Pour le conseil au jeune auteur, je dirais que si on est convaincu par ce qu’on écrit, il faut y aller, il faut persévérer. Je suis moi-même une ancienne auteure (je n’aime pas le mot autrice) qui ai connu des refus et je connais la peine inhérente à la réception d’une lettre négative ; quand cela m’arrivait, j’avais de plus la hantise que le refus que j’avais entre les mains soit une condamnation et dispense d’un regard neuf et sans préjugé sur le texte suivant, peut-être pas à tort, certains grands éditeurs auraient un fichier sur l’auteur, ce qui peut éventuellement susciter un a priori et le priver d’une vraie deuxième chance… Mais chez nous, nous oublions un manuscrit non retenu et son auteur (personne n’est fiché) pour recevoir son ouvrage suivant la porte grand ouverte, avec un regard neuf et de l’appétit. Le pire pour un auteur (comme pour tous dans la vie) est d’être vu sous un seul angle.

Avez-vous d’autres messages à communiquer ?

J’ai un message envers les médias et les libraires : je connais leur tâche difficile face aux centaines de livres qu’ils reçoivent sans répit, mais nous, les petites maisons, aux moyens limités, nous avons, plus que les grands bien installés avec des auteurs connus du public, besoin d’eux.
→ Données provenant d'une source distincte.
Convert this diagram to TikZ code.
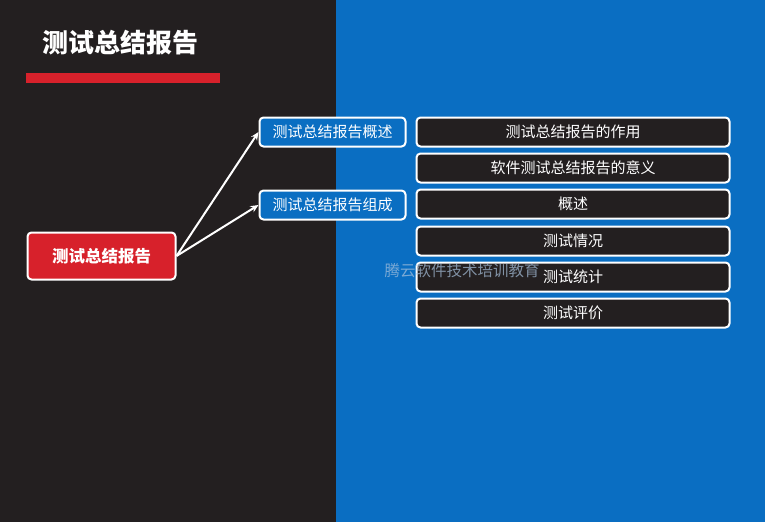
\documentclass[tikz,border=0pt]{standalone}
\usepackage{fontspec}
\newfontfamily\cjk{Noto Sans CJK SC}
\usetikzlibrary{arrows.meta}
\definecolor{darkbg}{HTML}{231F20}
\definecolor{bluebg}{HTML}{0A6EC2}
\definecolor{redbar}{HTML}{D7212B}
\definecolor{markgray}{HTML}{A9C2DD}
\tikzset{
  box/.style={draw=white, line width=2pt, rounded corners=4pt, text=white, inner sep=0pt},
  rootbox/.style={box, fill=redbar, minimum width=148pt, minimum height=47pt,
    font=\cjk\bfseries\fontsize{16.5}{18}\selectfont},
  midbox/.style={box, fill=bluebg, minimum width=146pt, minimum height=29pt,
    font=\cjk\fontsize{15}{17}\selectfont},
  itembox/.style={box, fill=darkbg, minimum width=313pt, minimum height=29pt,
    font=\cjk\fontsize{15}{17}\selectfont},
  link/.style={white, line width=2pt, -{Stealth[length=8pt,width=7pt]}}
}

\begin{document}
\begin{tikzpicture}[x=1pt,y=-1pt]
  % background halves
  \fill[darkbg] (0,0) rectangle (336,522);
  \fill[bluebg] (336,0) rectangle (765,522);
  \useasboundingbox (0,0) rectangle (765,522);
  % title
  \node[text=white, font=\cjk\bfseries\fontsize{26}{29}\selectfont] (title) at (120,43) {测试总结报告};
  \fill[redbar] (26,73) rectangle (220,83);
  % tree
  \node[rootbox] (root) at (101.5,256) {测试总结报告};
  \node[midbox] (over) at (332.5,132) {测试总结报告概述};
  \node[midbox] (parts) at (332.5,205) {测试总结报告组成};
  \node[itembox] (use) at (573,132) {测试总结报告的作用};
  \node[itembox] (mean) at (573,168) {软件测试总结报告的意义};
  \node[itembox] (brief) at (573,204) {概述};
  \node[itembox] (state) at (573,241) {测试情况};
  \node[itembox] (stat) at (573,277) {测试统计};
  \node[itembox] (judge) at (573,313) {测试评价};
  \draw[link] (root.east) -- (over.west);
  \draw[link] (root.east) -- (parts.west);
  % watermark
  \node[text=markgray, opacity=0.7, font=\cjk\fontsize{15.5}{17}\selectfont, anchor=west] (mark) at (381,271) {腾云软件技术培训教育};
\end{tikzpicture}
\end{document}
Sans eux il n’y aura pas d’information et de partage, seul but de l’auteur et de l’éditeur, et toute cette fougue pour mener à terme un ouvrage resterait un effort vain.
En cela, je remercie Buzz…littéraire, les sites proches et les blogueurs littéraires qui ont pour tâches de relayer les nouveautés et de donner un peu de visibilité aux ouvrages peu médiatisés, c’est un rôle précieux au service de la littérature et auprès des petites maisons.